The Benefits of a Year Abroad

Should more British players opt to play their football abroad?

12 months ago, I wrote in the Gryphon about Carli Lloyd’s signing for Manchester City, and how, with more foreign stars coming into teams like Manchester City, coupled with the English quality they already had at their disposal (Toni Duggan, Lucy Bronze, Steph Houghton), it augured well for the Women’s Super League, which was revamped in 2014. What I didn’t expect, however, was the opposite to happen. For a British superstar to try pastures new in Europe. It is deeply encouraging.

British footballers, generally, don’t go abroad. Toni Duggan, however, after spells with Everton and most recently Manchester City, swapped the north of England for the city of Barcelona in the summer, following a line of few English players, most notably, of course, Gary Lineker, in playing for the Spanish giants. Lucy Bronze, as aforementioned, has also left Manchester City to play for Lyon.

I went on Saturday afternoon to watch her play against Real Sociedad, and whilst the game finished 0-0, it had plenty of quality and was entertaining enough. Duggan made many good runs and movements, including a spectacular skill move and, on another day, she would have scored a few. It was just one of those frustrating afternoons that all football teams get from time to time. The ball just would not go into the net.

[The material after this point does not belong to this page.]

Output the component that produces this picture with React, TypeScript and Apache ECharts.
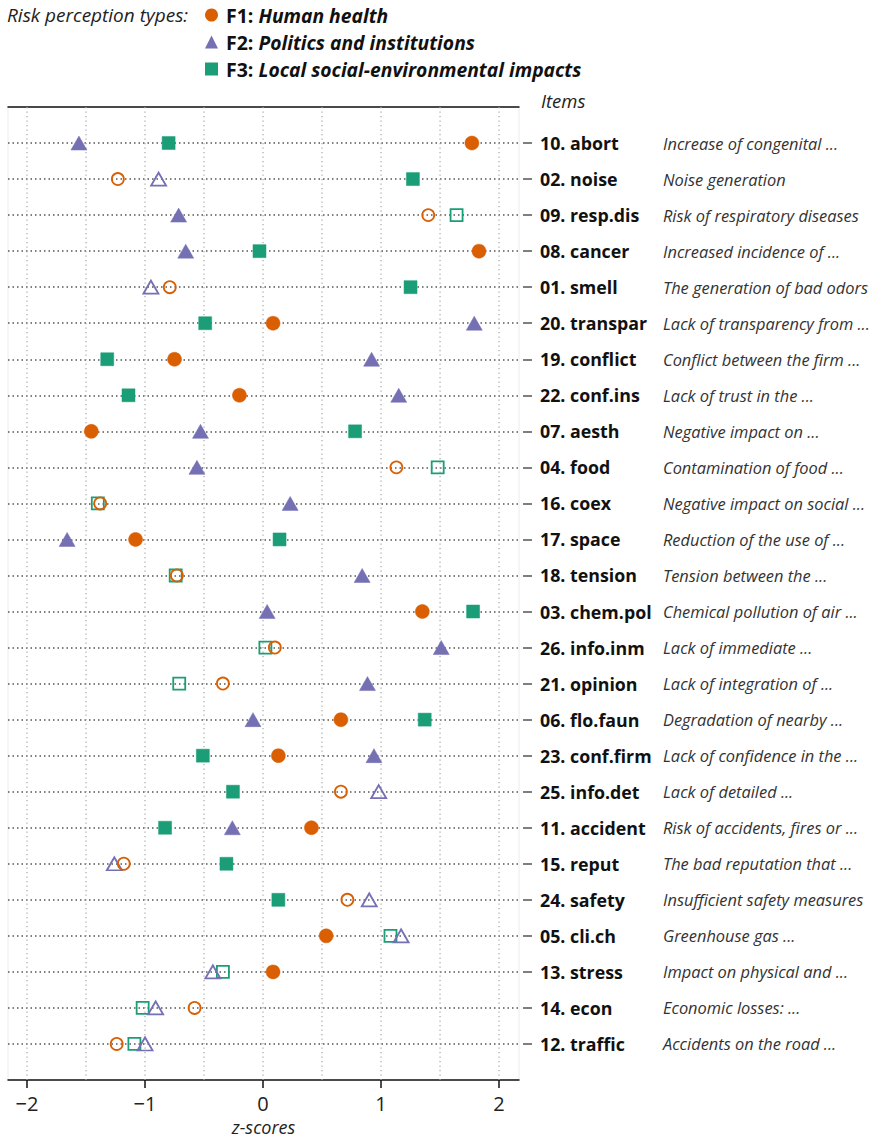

This season, though, overall, has been a good one for Duggan, scoring nine goals, making her the fourth highest scorer throughout the division. Barcelona are also top of the league, level on points with Atletico Madrid. The Catalan side will play against Lyon in the Champions League quarter-finals,  which means that Duggan will be taking on her compatriot and former teammate Lucy Bronze. Their former club, Manchester City, as well as Chelsea, have also reached this stage of the competition. Lyon has won the last two Champions League trophies, whilst Arsenal, in 2007, during their period of dominance with stars such as Kelly Smith and Alex Scott, are the only English club to have done so.

Where English footballers have gone abroad, it has mainly been to the United States, or Australia, with current internationals Rachel Daly, Jodie Taylor and Laura Bassett there currently. Alex Scott, Karen Carney and Kelly Smith have all also spent part of their careers playing in the US. However, the obvious advantage is that there are no language barriers and less cultural differences. Indeed, Duggan is also making a conscious decision to try and adapt to her new surroundings. Taking Spanish classes, despite speaking English, a language many in the team would be able to converse in, is a clear example of this. Indeed, when I asked her for a photo after the match, she instinctively replied saying si, rather than yes. David Beckham was criticised in some quarters for not adapting in this way. Mauricio Pochtettino, indeed, was heavily criticised for using a translator for interviews when he started at Southampton.

Not many British footballers go abroad. Given the qualities of the Premier League and the Women’s Super League, this is hardly surprising. It is, however, encouraging, especially for the national teams, that British players go abroad, even if it is only for a season or two. Going abroad helps you develop as a person, it helps you try new things, and, in a footballing sense, can bring many benefits, such as a new style of football and new training methods. Duggan, no doubt, will be learning from fellow superstar Lieke Martens, just like she will be learning from her.

If a few more English players go abroad, the national team would perhaps improve, though the last World Cup performance, a semi-final, can hardly be bettered. Phil Neville has a tough task ahead of him if he is to improve on Mark Sampson’s impressive record (on the pitch, anyway). With more players taking the brave decision that Duggan took, as well as constant improvement in the Women’s Super League, women’s football is, each year, in a better place. Let’s hope it can continue this upward trend.